マウンテンは、1969年にニューヨークで結成されたバンドで、巨漢のギターリスト、レズリー・ウエストとクリームの素晴らしき世界のプロデューサーで知られるベーシスト、フェリックス・パッパラルディが双璧をなすバンドです。
レズリー・ウエストの奏法がエリック・クラプトンの奏法に似ている点などから、当時はアメリカ版クリームと称されてもいたようです。しかしながら、私はクリームやエリッククラプトンの良さはさっぱり分からないので(暴言)、マウンテンはそれらとは本質的に違うと思います。
そうした中で、ほんのちょっとだけクラシカルな面が表面的に現れた曲としては、「ナンタケット・スレイライド」がベストですが、こちらの「悪の華」では、前奏曲「タウンタ」と「ナンタケット・スレイライド」の関係のように、美しいピアノの小曲「キングズ・コーラル」に続いて演奏される「ワン・ラスト・コールド・キス」が収録されています。とはいえ、同年代のプログレの人たちと違って、繊細さのかけらもないところがポイントかなぁと。音は、彼らの風貌通りです。でも、いにしえの評論家の人たちがそうした能書きを垂れなければ、独特の力技のロックは、それはそれでなかなかいいんですけどね。
このアルバムは、A面がスタジオ録音、B面がライヴ録音ということで、マウンテンの両面の魅力が堪能できるというところがポイントです。
A面は、ノリのいいロックンロールであるタイトル曲、そして、ボリューム奏法のイントロからプログレッシヴ・ロック的な展開をみせる「プライド・アンド・パッション」など秀逸な曲揃いです。
このLPはシングルジャケのものとWジャケのものがありますが、オリジナル仕様紙ジャケCDはシングルジャケだったので、そっちがオリジナルなのかなぁ。
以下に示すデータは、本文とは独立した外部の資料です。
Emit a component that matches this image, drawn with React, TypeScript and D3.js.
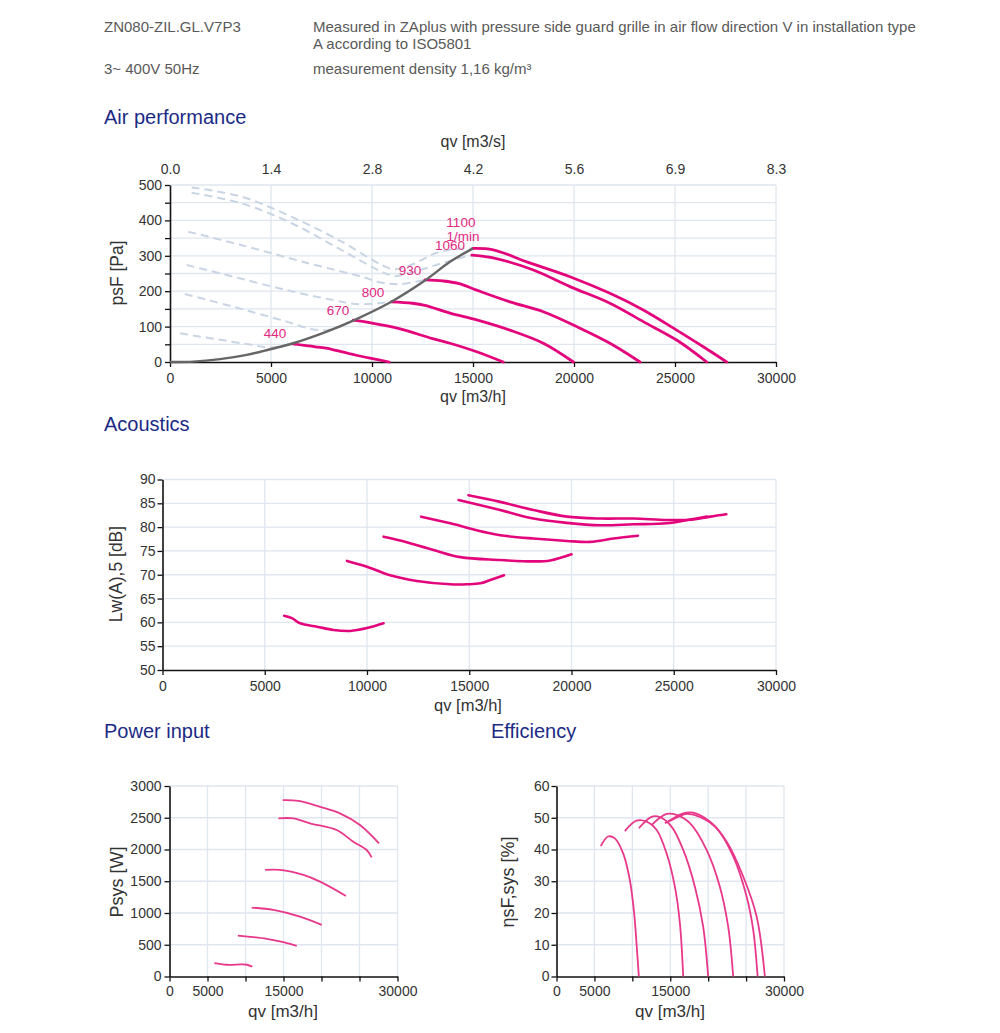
import React, { useEffect, useRef } from 'react';
import * as d3 from 'd3';

type Pt = [number, number];

const FONT = '"Liberation Sans", Arial, Helvetica, sans-serif';
const GRID = '#dfe6ef';
const MAGENTA = '#e3057c';
const PINK = '#e8388b';
const TITLE = '#1b2b85';

// header texts
const headerLeft = ['ZN080-ZIL.GL.V7P3', '3~ 400V 50Hz'];
const headerRight = [
  'Measured in ZAplus with pressure side guard grille in air flow direction V in installation type',
  'A according to ISO5801',
  'measurement density 1,16 kg/m³',
];

// tick values / labels
const qvTicks = [0, 5000, 10000, 15000, 20000, 25000, 30000];
const qvTopLabels = ['0.0', '1.4', '2.8', '4.2', '5.6', '6.9', '8.3'];
const smallQvLabels = [0, 5000, 15000, 30000];
const psTicks = [0, 50, 100, 150, 200, 250, 300, 350, 400, 450, 500];
const dbTicks = [50, 55, 60, 65, 70, 75, 80, 85, 90];
const pwTicks = [0, 500, 1000, 1500, 2000, 2500, 3000];
const effTicks = [0, 10, 20, 30, 40, 50, 60];

// air performance, qv [m3/h] vs psF [Pa]
const air440: Pt[] = [[6050, 51], [7200, 43], [8000, 36], [8850, 24], [9900, 11], [10850, 0]];
const air670: Pt[] = [[9070, 118], [10000, 110], [11300, 95], [12950, 67], [13860, 53], [15180, 29], [16500, 0]];
const air800: Pt[] = [[10950, 170], [12000, 166], [12620, 160], [13860, 138], [15180, 119], [16830, 90], [18480, 53], [19970, 0]];
const air930: Pt[] = [[12620, 232], [13500, 229], [14270, 222], [15180, 203], [16830, 170], [18480, 142], [20130, 100], [21780, 53], [23270, 0]];
const air1060: Pt[] = [[14950, 302], [16000, 294], [17990, 260], [19800, 213], [21780, 166], [23430, 114], [25080, 62], [26570, 0]];
const air1100: Pt[] = [[15000, 321], [16000, 317], [17660, 283], [19800, 241], [21780, 194], [23430, 147], [25080, 90], [26400, 43], [27560, 0]];

// unstable region (dashed)
const stall440: Pt[] = [[500, 81], [2230, 65], [3880, 50], [5000, 41], [6050, 51]];
const stall670: Pt[] = [[740, 192], [3135, 156], [5780, 114], [7100, 92], [8080, 93], [9070, 118]];
const stall800: Pt[] = [[825, 274], [3135, 241], [5780, 203], [8080, 175], [9400, 163], [10950, 170]];
const stall930: Pt[] = [[906, 368], [3550, 330], [6850, 279], [9490, 241], [10480, 224], [11400, 220], [12620, 232]];
const stall1060: Pt[] = [[1074, 478], [3550, 448], [6025, 392], [8500, 316], [10480, 255], [11140, 243], [12380, 260], [13610, 282], [14950, 302]];
const stall1100: Pt[] = [[1074, 493], [3550, 467], [6025, 410], [8500, 340], [10480, 274], [11140, 262], [12130, 279], [13120, 307], [14110, 319], [15000, 321]];

// system curve
const systemLine: Pt[] = [[0, 0], [1150, 1], [2475, 8], [3800, 20], [4950, 36], [6100, 53], [7760, 86], [9070, 117], [10890, 168], [12620, 230], [13860, 283], [15000, 321]];

// speed labels [text, qv, psF]
const speedLabels: [string, number, number][] = [
  ['440', 5200, 68], ['670', 8320, 133], ['800', 10050, 184], ['930', 11880, 246],
  ['1100', 14400, 382], ['1/min', 14500, 342], ['1060', 13860, 316],
];

// acoustics, qv vs Lw(A),5 [dB]
const ac440: Pt[] = [[5950, 61.4], [6330, 60.9], [6730, 59.8], [7550, 59.1], [8360, 58.4], [9180, 58.2], [10000, 58.8], [10810, 59.8]];
const ac670: Pt[] = [[9020, 72.9], [10000, 71.7], [11130, 69.9], [12440, 68.7], [14070, 68.0], [14890, 68.0], [15540, 68.2], [16030, 68.9], [16700, 69.9]];
const ac800: Pt[] = [[10810, 78.0], [11620, 77.2], [13250, 75.2], [14560, 73.7], [16510, 73.1], [18140, 72.8], [18960, 73.0], [20000, 74.3]];
const ac930: Pt[] = [[12650, 82.2], [14070, 80.8], [15700, 79.0], [16510, 78.3], [18140, 77.6], [19770, 77.1], [20910, 76.9], [22050, 77.6], [23250, 78.2]];
const ac1060: Pt[] = [[14480, 85.7], [16510, 83.6], [18140, 81.8], [19780, 80.9], [21400, 80.4], [23030, 80.6], [24660, 80.8], [25800, 81.6], [26620, 82.2]];
const ac1100: Pt[] = [[14960, 86.7], [16510, 85.3], [18140, 83.6], [19780, 82.2], [21400, 81.8], [23030, 81.8], [24660, 81.5], [25970, 81.6], [26780, 82.2], [27570, 82.7]];

// power input, qv vs Psys [W]
const pw440: Pt[] = [[5900, 210], [7500, 185], [9500, 190], [10200, 185], [10900, 155]];
const pw670: Pt[] = [[8990, 645], [12800, 593], [14980, 541], [16740, 483]];
const pw800: Pt[] = [[10820, 1085], [13670, 1049], [17170, 943], [20030, 813]];
const pw930: Pt[] = [[12580, 1678], [14550, 1678], [17610, 1599], [19800, 1494], [23220, 1269]];
const pw1060: Pt[] = [[14330, 2490], [16300, 2490], [18490, 2412], [22000, 2307], [24180, 2123], [25940, 1992], [26600, 1877]];
const pw1100: Pt[] = [[14900, 2778], [16950, 2767], [19800, 2673], [22430, 2569], [25060, 2385], [27560, 2097]];

// efficiency, qv vs etaSF,sys [%]
const ef440: Pt[] = [[5840, 41.1], [6810, 44.1], [7690, 43.5], [8790, 38.8], [9670, 30.4], [10240, 19.9], [10550, 10.5], [10860, 0]];
const ef670: Pt[] = [[9010, 45.8], [10550, 49.1], [11870, 48.8], [13190, 46.2], [14510, 38.8], [15610, 28.3], [16270, 16.8], [16710, 0]];
const ef800: Pt[] = [[10860, 46.7], [12530, 50.3], [13630, 50.2], [15170, 47.2], [16710, 39.9], [18250, 28.3], [19340, 15.7], [20000, 0]];
const ef930: Pt[] = [[12530, 47.7], [14510, 51.2], [15830, 50.9], [17590, 48.3], [19790, 39.9], [21540, 28.3], [22640, 15.7], [23300, 0]];
const ef1060: Pt[] = [[14290, 48.3], [16050, 50.3], [17150, 51.2], [18900, 50.3], [21110, 46.7], [23300, 37.8], [25070, 25.2], [25940, 14.7], [26520, 0]];
const ef1100: Pt[] = [[14730, 48.8], [16710, 51.4], [18030, 51.6], [20220, 48.8], [22430, 42.5], [24620, 31.5], [26390, 18.9], [27480, 0]];

type Sel = d3.Selection<SVGGElement, unknown, null, undefined>;

const drawPanel = (
  root: Sel,
  x: d3.ScaleLinear<number, number>,
  y: d3.ScaleLinear<number, number>,
  yTicks: number[],
  yFmt: (d: number) => string,
  xFmt: (d: number) => string,
  padX: number,
  padY: number,
) => {
  const g = root.append('g');
  const [x0, x1] = x.range();
  const [y0, y1] = y.range();

  g.append('g').selectAll('line').data(qvTicks.slice(1)).join('line')
    .attr('x1', (d) => x(d)).attr('x2', (d) => x(d))
    .attr('y1', y0).attr('y2', y1)
    .attr('stroke', GRID).attr('stroke-width', 1.3);
  g.append('g').selectAll('line').data(yTicks.slice(1)).join('line')
    .attr('x1', x0).attr('x2', x1)
    .attr('y1', (d) => y(d)).attr('y2', (d) => y(d))
    .attr('stroke', GRID).attr('stroke-width', 1.3);

  const ax = g.append('g').attr('transform', `translate(0,${y0})`)
    .call(d3.axisBottom(x).tickValues(qvTicks).tickSize(5).tickSizeOuter(0).tickPadding(padX).tickFormat((d) => xFmt(+d)));
  const ay = g.append('g').attr('transform', `translate(${x0},0)`)
    .call(d3.axisLeft(y).tickValues(yTicks).tickSize(5).tickSizeOuter(0).tickPadding(padY).tickFormat((d) => yFmt(+d)));

  [ax, ay].forEach((a) => {
    a.select('.domain').attr('stroke', '#111').attr('stroke-width', 1.6);
    a.selectAll('.tick line').attr('stroke', '#111').attr('stroke-width', 1.3);
    a.selectAll('text').attr('font-family', FONT).attr('font-size', 14).attr('fill', '#333');
  });
  return g;
};

const addText = (
  g: Sel, txt: string, px: number, py: number, size: number, fill: string,
  anchor = 'start', rotate = false,
) => {
  g.append('text')
    .attr('transform', `translate(${px},${py})${rotate ? ' rotate(-90)' : ''}`)
    .attr('text-anchor', anchor)
    .attr('font-family', FONT)
    .attr('font-size', size)
    .attr('fill', fill)
    .text(txt);
};

export default function App() {
  const svgRef = useRef<SVGSVGElement | null>(null);

  useEffect(() => {
    if (!svgRef.current) return;
    const svg = d3.select(svgRef.current);
    svg.selectAll('*').remove();
    const root = svg.append('g') as unknown as Sel;

    // Header
    addText(root, headerLeft[0], 104, 32, 15, '#595959');
    addText(root, headerLeft[1], 104, 74, 15, '#595959');
    addText(root, headerRight[0], 313, 32, 15, '#595959');
    addText(root, headerRight[1], 313, 49, 15, '#595959');
    addText(root, headerRight[2], 313, 74, 15, '#595959');

    // Section titles
    addText(root, 'Air performance', 104, 124, 20, TITLE);
    addText(root, 'Acoustics', 104, 431, 20, TITLE);
    addText(root, 'Power input', 104, 738, 20, TITLE);
    addText(root, 'Efficiency', 491, 738, 20, TITLE);

    const smooth = (x: d3.ScaleLinear<number, number>, y: d3.ScaleLinear<number, number>) =>
      d3.line<Pt>().x((d) => x(d[0])).y((d) => y(d[1])).curve(d3.curveCatmullRom.alpha(0.5));

    // ---- Air performance
    const xA = d3.scaleLinear().domain([0, 30000]).range([170, 776]);
    const yA = d3.scaleLinear().domain([0, 500]).range([362, 185]);
    const gA = drawPanel(root, xA, yA, psTicks, (d) => (d % 100 === 0 ? `${d}` : ''), (d) => `${d}`, 6, 3);
    gA.append('g').attr('transform', 'translate(0,185)')
      .call(d3.axisTop(xA).tickValues(qvTicks).tickSize(0).tickPadding(11).tickFormat((_, i) => qvTopLabels[i]))
      .call((a) => a.select('.domain').remove())
      .selectAll('text').attr('font-family', FONT).attr('font-size', 14).attr('fill', '#333');

    const lineA = smooth(xA, yA);
    [stall440, stall670, stall800, stall930, stall1060, stall1100].forEach((s) => {
      gA.append('path').datum(s).attr('d', lineA).attr('fill', 'none')
        .attr('stroke', '#c9d5e4').attr('stroke-width', 2).attr('stroke-dasharray', '8,5');
    });
    [air440, air670, air800, air930, air1060, air1100].forEach((s) => {
      gA.append('path').datum(s).attr('d', lineA).attr('fill', 'none')
        .attr('stroke', MAGENTA).attr('stroke-width', 2.8).attr('stroke-linecap', 'round');
    });
    gA.append('path').datum(systemLine).attr('d', lineA).attr('fill', 'none')
      .attr('stroke', '#666').attr('stroke-width', 2.4);
    speedLabels.forEach(([t, q, p]) => {
      addText(gA, t, xA(q), yA(p), 13.5, '#e2287f', 'middle');
    });
    addText(gA, 'qv [m3/s]', 473, 147, 16, '#333', 'middle');
    addText(gA, 'qv [m3/h]', 473, 402, 16, '#333', 'middle');
    addText(gA, 'psF [Pa]', 123, 273, 17.5, '#333', 'middle', true);

    // ---- Acoustics
    const xB = d3.scaleLinear().domain([0, 30000]).range([162.5, 776]);
    const yB = d3.scaleLinear().domain([50, 90]).range([670, 479.5]);
    const gB = drawPanel(root, xB, yB, dbTicks, (d) => `${d}`, (d) => `${d}`, 6, 2);
    const lineB = smooth(xB, yB);
    [ac440, ac670, ac800, ac930, ac1060, ac1100].forEach((s) => {
      gB.append('path').datum(s).attr('d', lineB).attr('fill', 'none')
        .attr('stroke', MAGENTA).attr('stroke-width', 2.6).attr('stroke-linecap', 'round');
    });
    addText(gB, 'qv [m3/h]', 468, 711, 16.5, '#333', 'middle');
    addText(gB, 'Lw(A),5 [dB]', 122, 574, 17.5, '#333', 'middle', true);

    // ---- Power input
    const xC = d3.scaleLinear().domain([0, 30000]).range([169.5, 397.5]);
    const yC = d3.scaleLinear().domain([0, 3000]).range([976.5, 786]);
    const smallFmt = (d: number) => (smallQvLabels.includes(d) ? `${d}` : '');
    const gC = drawPanel(root, xC, yC, pwTicks, (d) => `${d}`, smallFmt, 5, 3);
    const lineC = smooth(xC, yC);
    [pw440, pw670, pw800, pw930, pw1060, pw1100].forEach((s) => {
      gC.append('path').datum(s).attr('d', lineC).attr('fill', 'none')
        .attr('stroke', PINK).attr('stroke-width', 1.8);
    });
    addText(gC, 'qv [m3/h]', 283, 1017, 17, '#333', 'middle');
    addText(gC, 'Psys [W]', 123, 882, 18, '#333', 'middle', true);

    // ---- Efficiency
    const xD = d3.scaleLinear().domain([0, 30000]).range([556.5, 784]);
    const yD = d3.scaleLinear().domain([0, 60]).range([976.5, 786]);
    const gD = drawPanel(root, xD, yD, effTicks, (d) => `${d}`, smallFmt, 5, 2);
    const lineD = smooth(xD, yD);
    [ef440, ef670, ef800, ef930, ef1060, ef1100].forEach((s) => {
      gD.append('path').datum(s).attr('d', lineD).attr('fill', 'none')
        .attr('stroke', PINK).attr('stroke-width', 1.8);
    });
    addText(gD, 'qv [m3/h]', 670, 1017, 17, '#333', 'middle');
    addText(gD, 'ηsF,sys [%]', 514, 882, 18, '#333', 'middle', true);
  }, []);

  return (
    <div style={{ position: 'absolute', left: 0, top: 0, background: '#fff' }}>
      <svg ref={svgRef} width={1000} height={1033} viewBox="0 0 1000 1033" />
    </div>
  );
}
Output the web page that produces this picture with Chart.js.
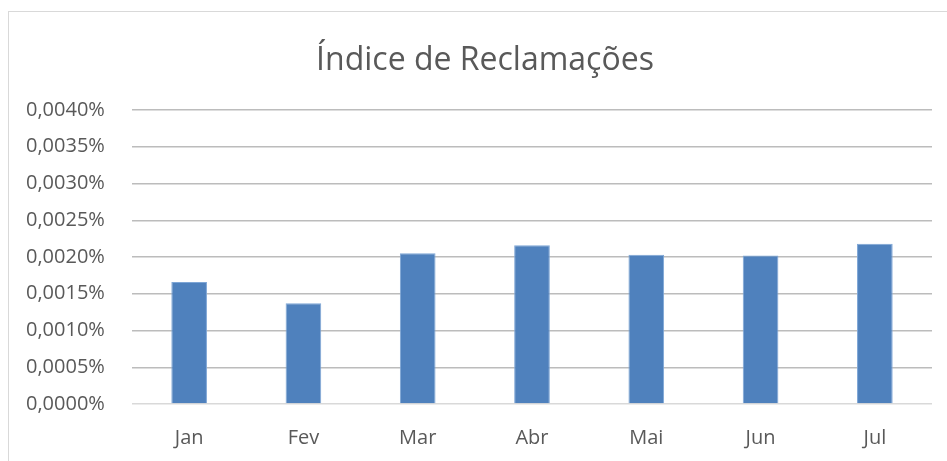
<!DOCTYPE html>
<html lang="pt">
<head>
<meta charset="utf-8">
<title>Índice de Reclamações</title>
<script src="https://cdn.jsdelivr.net/npm/chart.js@4"></script>
<style>
  html, body { margin: 0; padding: 0; background: #ffffff; overflow: hidden; }
  #frame {
    position: absolute; left: 8px; top: 11px; width: 1000px; height: 1000px;
    border: 1px solid #d9d9d9; box-sizing: border-box;
  }
  #chartIndice { position: absolute; left: 0; top: 0; }
</style>
</head>
<body>
<div id="frame"></div>
<canvas id="chartIndice" width="947" height="461"></canvas>
<script>
// dados (valores em %)
const meses = ['Jan', 'Fev', 'Mar', 'Abr', 'Mai', 'Jun', 'Jul'];
const indice = [0.00166, 0.00137, 0.00205, 0.00216, 0.00203, 0.00202, 0.00218];
const eixoMin = 0;
const eixoMax = 0.004;
const eixoPasso = 0.0005;

const corTexto = '#595959';
const fonte = "'Open Sans', 'Noto Sans', sans-serif";

function formatPct(v) {
  return v.toFixed(4).replace('.', ',') + '%';
}

// título centrado como no original: o eixo y fica estreito e os rótulos
// são desenhados em modo mirror com padding negativo (sem recorte)
new Chart(document.getElementById('chartIndice'), {
  type: 'bar',
  data: {
    labels: meses,
    datasets: [{
      label: 'Índice',
      data: indice,
      backgroundColor: '#4f81bd',
      borderColor: '#7ea6d6',
      borderWidth: 1,
      barPercentage: 0.312,
      categoryPercentage: 1
    }]
  },
  options: {
    responsive: false,
    animation: false,
    layout: { padding: { left: 38, right: 15, top: 0, bottom: 0 } },
    plugins: {
      legend: { display: false },
      tooltip: { enabled: false },
      title: {
        display: true,
        text: 'Índice de Reclamações',
        color: corTexto,
        font: { family: fonte, size: 32, weight: 'normal' },
        padding: { top: 42, bottom: 29.6 }
      }
    },
    scales: {
      x: {
        grid: { display: false, drawTicks: false },
        border: { display: false },
        ticks: { color: corTexto, font: { family: fonte, size: 20 }, padding: 22 },
        afterFit: s => { s.height = 57; }
      },
      y: {
        min: eixoMin,
        max: eixoMax,
        border: { display: false },
        grid: {
          drawTicks: false,
          lineWidth: 1.5,
          color: c => (c.tick && c.tick.value === 0 ? '#d9d9d9' : '#bcbcbc')
        },
        ticks: {
          stepSize: eixoPasso,
          color: corTexto,
          font: { family: fonte, size: 20 },
          mirror: true,
          crossAlign: 'near',
          padding: -106,
          callback: v => formatPct(v)
        },
        afterFit: s => { s.width = 94; }
      }
    }
  }
});
</script>
</body>
</html>
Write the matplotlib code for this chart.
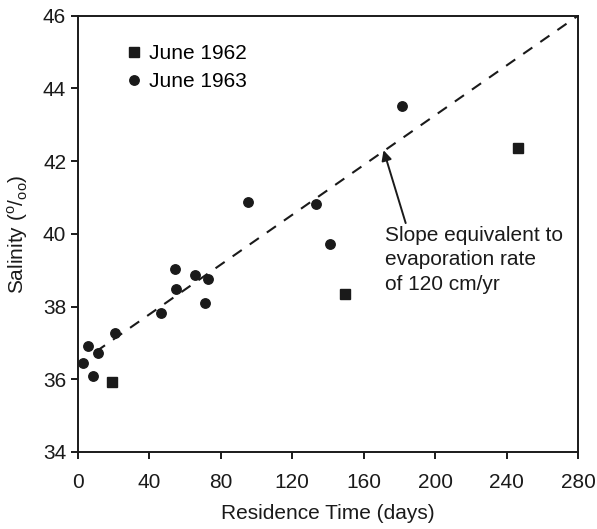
import matplotlib
matplotlib.use("Agg")
import matplotlib.pyplot as plt

plt.rcParams['font.family'] = ['Liberation Sans', 'DejaVu Sans']
plt.rcParams['mathtext.fontset'] = 'custom'
plt.rcParams['mathtext.rm'] = 'Liberation Sans'
plt.rcParams['lines.scale_dashes'] = False

# June 1962 samples (squares)
days_1962 = [19.0, 149.3, 246.6]
sal_1962 = [35.93, 38.34, 42.37]

# June 1963 samples (circles)
days_1963 = [2.8, 5.6, 8.4, 11.2, 20.9, 46.3, 55.1, 54.5, 65.7, 72.8,
             70.9, 95.2, 133.4, 141.3, 181.4]
sal_1963 = [36.46, 36.92, 36.10, 36.71, 37.28, 37.81, 38.49, 39.02, 38.87,
            38.75, 38.09, 40.88, 40.81, 39.71, 43.52]

# evaporation trend line end points
trend_x = [10, 280]
trend_y = [36.76, 46.0]

ink = '#1a1a1a'
fs = 15

fig = plt.figure(figsize=(5.97, 5.29), dpi=100)
ax = fig.add_axes([0.1307, 0.1456, 0.8375, 0.8247])

ax.plot(trend_x, trend_y, color=ink, lw=1.5, ls=(0, (8, 7)), zorder=2)
ax.plot(days_1962, sal_1962, ls='none', marker='s', ms=6.5, color=ink,
        label='June 1962', zorder=3)
ax.plot(days_1963, sal_1963, ls='none', marker='o', ms=6.8, color=ink,
        label='June 1963', zorder=3)

ax.annotate('Slope equivalent to\nevaporation rate\nof 120 cm/yr',
            xy=(171.1, 42.30), xytext=(172, 40.22),
            ha='left', va='top', fontsize=fs, color=ink, linespacing=1.36,
            arrowprops=dict(arrowstyle='-|>', color=ink, lw=1.4,
                            mutation_scale=15, shrinkA=0, shrinkB=0,
                            relpos=(0.12, 1.0)))

ax.set_xlim(0, 280)
ax.set_ylim(34, 46)
ax.set_xticks(range(0, 281, 40))
ax.set_yticks(range(34, 47, 2))

for side in ['left', 'bottom', 'right', 'top']:
    ax.spines[side].set_linewidth(1.4)
    ax.spines[side].set_color(ink)

ax.tick_params(direction='out', length=5, width=1.4, color=ink,
               labelsize=fs, labelcolor=ink)
ax.tick_params(axis='x', pad=10)
ax.tick_params(axis='y', pad=3.5)

ax.set_xlabel('Residence Time (days)', fontsize=fs, color=ink, labelpad=9)
ax.set_ylabel(r'Salinity ($^{\mathrm{o}}$/$_{\mathrm{oo}}$)', fontsize=fs,
              color=ink, labelpad=9)

ax.legend(loc='upper left', bbox_to_anchor=(0.098, 0.935), frameon=False,
          fontsize=fs, handlelength=0.7, handletextpad=0.35,
          labelspacing=0.45, borderaxespad=0, borderpad=0, numpoints=1)

fig.savefig('out.png', dpi=100)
この日本の初盤だと思われるLPには画用紙のような厚紙で豪華な16ページのライナーや歌詞対訳などのブックレットがついていました。マウンテンのアルバムのイラストはゲイル・コリンズが油彩で描いていまして、この厚塗りの濃いタッチが独特でいいんですよ。この悪の華ではバンド名のレタリングのみですが、色使いの巧みさが映えています。